*Problem to solve:*
Please transcribe the data below exactly. Leave the pictures out.

*Information provided:*

## Start

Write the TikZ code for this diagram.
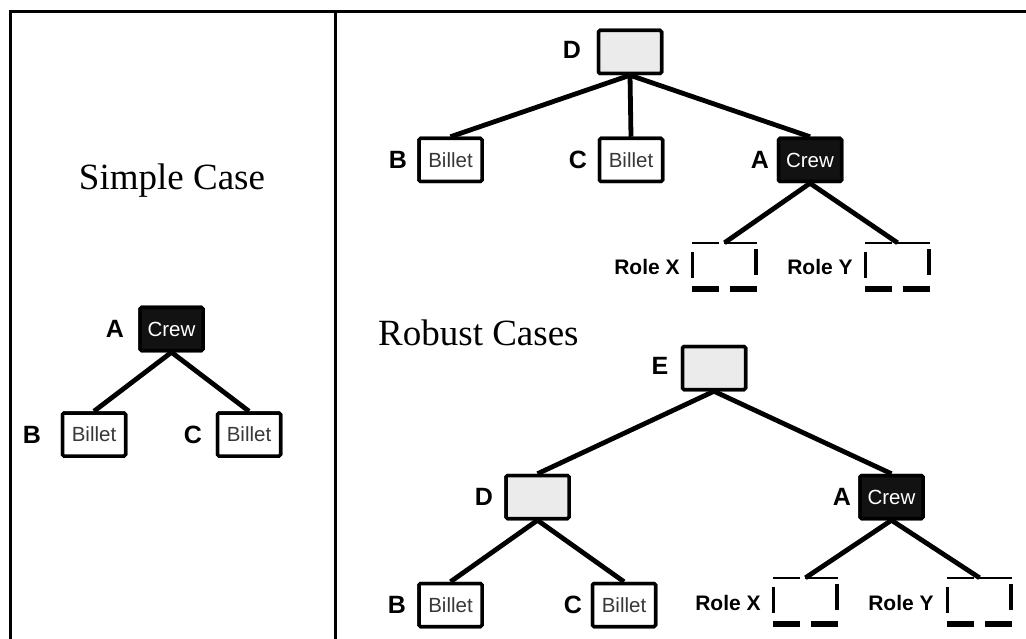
\documentclass[tikz,border=0pt]{standalone}
\usepackage{fontspec}
\setmainfont{Liberation Serif}
\setsansfont{Liberation Sans}
\newcommand{\roleframe}[1]{%
  \draw[line width=1.8pt] (#1.north west) -- ([xshift=27pt]#1.north west);
  \draw[line width=1.8pt] ([xshift=32pt]#1.north west) -- (#1.north east);
  \draw[line width=2.8pt] ([xshift=1pt,yshift=-9pt]#1.north west) -- ([xshift=1pt,yshift=11pt]#1.south west);
  \draw[line width=3.6pt] ([xshift=-1.5pt,yshift=-6pt]#1.north east) -- ([xshift=-1.5pt,yshift=14pt]#1.south east);
  \draw[line width=5.5pt] (#1.south west) -- ([xshift=27pt]#1.south west);
  \draw[line width=5.5pt] ([xshift=38pt]#1.south west) -- (#1.south east);
}
\begin{document}
\begin{tikzpicture}[x=1pt,y=-1pt,
  box/.style={draw=black, line width=3.5pt, rounded corners=1.5pt, minimum width=63pt, minimum height=43pt, inner sep=0pt, font=\sffamily\fontsize{20.5}{20.5}\selectfont},
  billet/.style={box, fill=white, text=black!78},
  crew/.style={box, fill=black!93, text=white},
  greybox/.style={box, fill=black!8},
  lab/.style={font=\sffamily\bfseries\fontsize{25}{25}\selectfont, inner sep=0pt},
  rolebox/.style={minimum width=65pt, minimum height=46pt, inner sep=0pt},
  rolelab/.style={font=\sffamily\bfseries\fontsize{21}{21}\selectfont, inner sep=0pt},
  title/.style={font=\fontsize{37}{37}\selectfont, inner sep=0pt},
  edge/.style={line width=4.8pt},
  frame/.style={line width=3pt}
]
\useasboundingbox (0,0) rectangle (1026,639);
\clip (0,0) rectangle (1026,639);

% frame
\draw[frame] (10,660) -- (10,12) -- (1040,12);
\draw[frame] (335,12) -- (335,660);

% ---- Simple case ----
\node[title, anchor=base] (t1) at (172,190) {Simple Case};
\node[crew] (sA) at (171.5,329) {Crew};
\node[billet] (sB) at (94,434.5) {Billet};
\node[billet] (sC) at (249,434.5) {Billet};
\node[lab] (lsA) at (115,329) {A};
\node[lab] (lsB) at (32,434.5) {B};
\node[lab] (lsC) at (193,434.5) {C};
\draw[edge] (sA.south) -- (sB.north);
\draw[edge] (sA.south) -- (sC.north);

% ---- Robust case 1 ----
\node[greybox] (rD) at (630,52) {};
\node[billet] (rB) at (450.5,160) {Billet};
\node[billet] (rC) at (631,160) {Billet};
\node[crew] (rA) at (810,160) {Crew};
\node[rolebox] (rX) at (724.5,266) {};
\node[rolebox] (rY) at (897.5,266) {};
\node[lab] (lrD) at (572,50) {D};
\node[lab] (lrB) at (398,160) {B};
\node[lab] (lrC) at (578,160) {C};
\node[lab] (lrA) at (760,160) {A};
\node[rolelab] (lrX) at (647,267) {Role X};
\node[rolelab] (lrY) at (820,267) {Role Y};
\draw[edge] (rD.south) -- (rB.north);
\draw[edge] (rD.south) -- (rC.north);
\draw[edge] (rD.south) -- (rA.north);
\draw[edge] (rA.south) -- (rX.north);
\draw[edge] (rA.south) -- (rY.north);
\roleframe{rX}
\roleframe{rY}
\node[greybox] at (rD) {};
\node[crew] at (rA) {Crew};
\node[billet] at (rB) {Billet};
\node[billet] at (rC) {Billet};

% ---- Robust case 2 ----
\node[title, anchor=base west] (t2) at (378,345) {Robust Cases};
\node[greybox] (qE) at (714,368) {};
\node[greybox] (qD) at (537.5,497) {};
\node[crew] (qA) at (891.5,497) {Crew};
\node[billet] (qB) at (450.5,605) {Billet};
\node[billet] (qC) at (624,605) {Billet};
\node[rolebox] (qX) at (805.5,601) {};
\node[rolebox] (qY) at (979.5,601) {};
\node[lab] (lqE) at (660,366) {E};
\node[lab] (lqD) at (484,497) {D};
\node[lab] (lqA) at (842,497) {A};
\node[lab] (lqB) at (397,605) {B};
\node[lab] (lqC) at (573,605) {C};
\node[rolelab] (lqX) at (728,603) {Role X};
\node[rolelab] (lqY) at (901,603) {Role Y};
\draw[edge] (qE.south) -- (qD.north);
\draw[edge] (qE.south) -- (qA.north);
\draw[edge] (qD.south) -- (qB.north);
\draw[edge] (qD.south) -- (qC.north);
\draw[edge] (qA.south) -- (qX.north);
\draw[edge] (qA.south) -- (qY.north);
\roleframe{qX}
\roleframe{qY}
\node[greybox] at (qE) {};
\node[greybox] at (qD) {};
\node[crew] at (qA) {Crew};
\node[billet] at (qB) {Billet};
\node[billet] at (qC) {Billet};
% simple case boxes on top
\node[crew] at (sA) {Crew};
\node[billet] at (sB) {Billet};
\node[billet] at (sC) {Billet};
\end{tikzpicture}
\end{document}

## End

*Answer to the task:*
Write the TikZ code for this diagram.
\documentclass[tikz,border=0pt]{standalone}
\usepackage{fontspec}
\setmainfont{Liberation Serif}
\setsansfont{Liberation Sans}
\newcommand{\roleframe}[1]{%
  \draw[line width=1.8pt] (#1.north west) -- ([xshift=27pt]#1.north west);
  \draw[line width=1.8pt] ([xshift=32pt]#1.north west) -- (#1.north east);
  \draw[line width=2.8pt] ([xshift=1pt,yshift=-9pt]#1.north west) -- ([xshift=1pt,yshift=11pt]#1.south west);
  \draw[line width=3.6pt] ([xshift=-1.5pt,yshift=-6pt]#1.north east) -- ([xshift=-1.5pt,yshift=14pt]#1.south east);
  \draw[line width=5.5pt] (#1.south west) -- ([xshift=27pt]#1.south west);
  \draw[line width=5.5pt] ([xshift=38pt]#1.south west) -- (#1.south east);
}
\begin{document}
\begin{tikzpicture}[x=1pt,y=-1pt,
  box/.style={draw=black, line width=3.5pt, rounded corners=1.5pt, minimum width=63pt, minimum height=43pt, inner sep=0pt, font=\sffamily\fontsize{20.5}{20.5}\selectfont},
  billet/.style={box, fill=white, text=black!78},
  crew/.style={box, fill=black!93, text=white},
  greybox/.style={box, fill=black!8},
  lab/.style={font=\sffamily\bfseries\fontsize{25}{25}\selectfont, inner sep=0pt},
  rolebox/.style={minimum width=65pt, minimum height=46pt, inner sep=0pt},
  rolelab/.style={font=\sffamily\bfseries\fontsize{21}{21}\selectfont, inner sep=0pt},
  title/.style={font=\fontsize{37}{37}\selectfont, inner sep=0pt},
  edge/.style={line width=4.8pt},
  frame/.style={line width=3pt}
]
\useasboundingbox (0,0) rectangle (1026,639);
\clip (0,0) rectangle (1026,639);

% frame
\draw[frame] (10,660) -- (10,12) -- (1040,12);
\draw[frame] (335,12) -- (335,660);

% ---- Simple case ----
\node[title, anchor=base] (t1) at (172,190) {Simple Case};
\node[crew] (sA) at (171.5,329) {Crew};
\node[billet] (sB) at (94,434.5) {Billet};
\node[billet] (sC) at (249,434.5) {Billet};
\node[lab] (lsA) at (115,329) {A};
\node[lab] (lsB) at (32,434.5) {B};
\node[lab] (lsC) at (193,434.5) {C};
\draw[edge] (sA.south) -- (sB.north);
\draw[edge] (sA.south) -- (sC.north);

% ---- Robust case 1 ----
\node[greybox] (rD) at (630,52) {};
\node[billet] (rB) at (450.5,160) {Billet};
\node[billet] (rC) at (631,160) {Billet};
\node[crew] (rA) at (810,160) {Crew};
\node[rolebox] (rX) at (724.5,266) {};
\node[rolebox] (rY) at (897.5,266) {};
\node[lab] (lrD) at (572,50) {D};
\node[lab] (lrB) at (398,160) {B};
\node[lab] (lrC) at (578,160) {C};
\node[lab] (lrA) at (760,160) {A};
\node[rolelab] (lrX) at (647,267) {Role X};
\node[rolelab] (lrY) at (820,267) {Role Y};
\draw[edge] (rD.south) -- (rB.north);
\draw[edge] (rD.south) -- (rC.north);
\draw[edge] (rD.south) -- (rA.north);
\draw[edge] (rA.south) -- (rX.north);
\draw[edge] (rA.south) -- (rY.north);
\roleframe{rX}
\roleframe{rY}
\node[greybox] at (rD) {};
\node[crew] at (rA) {Crew};
\node[billet] at (rB) {Billet};
\node[billet] at (rC) {Billet};

% ---- Robust case 2 ----
\node[title, anchor=base west] (t2) at (378,345) {Robust Cases};
\node[greybox] (qE) at (714,368) {};
\node[greybox] (qD) at (537.5,497) {};
\node[crew] (qA) at (891.5,497) {Crew};
\node[billet] (qB) at (450.5,605) {Billet};
\node[billet] (qC) at (624,605) {Billet};
\node[rolebox] (qX) at (805.5,601) {};
\node[rolebox] (qY) at (979.5,601) {};
\node[lab] (lqE) at (660,366) {E};
\node[lab] (lqD) at (484,497) {D};
\node[lab] (lqA) at (842,497) {A};
\node[lab] (lqB) at (397,605) {B};
\node[lab] (lqC) at (573,605) {C};
\node[rolelab] (lqX) at (728,603) {Role X};
\node[rolelab] (lqY) at (901,603) {Role Y};
\draw[edge] (qE.south) -- (qD.north);
\draw[edge] (qE.south) -- (qA.north);
\draw[edge] (qD.south) -- (qB.north);
\draw[edge] (qD.south) -- (qC.north);
\draw[edge] (qA.south) -- (qX.north);
\draw[edge] (qA.south) -- (qY.north);
\roleframe{qX}
\roleframe{qY}
\node[greybox] at (qE) {};
\node[greybox] at (qD) {};
\node[crew] at (qA) {Crew};
\node[billet] at (qB) {Billet};
\node[billet] at (qC) {Billet};
% simple case boxes on top
\node[crew] at (sA) {Crew};
\node[billet] at (sB) {Billet};
\node[billet] at (sC) {Billet};
\end{tikzpicture}
\end{document}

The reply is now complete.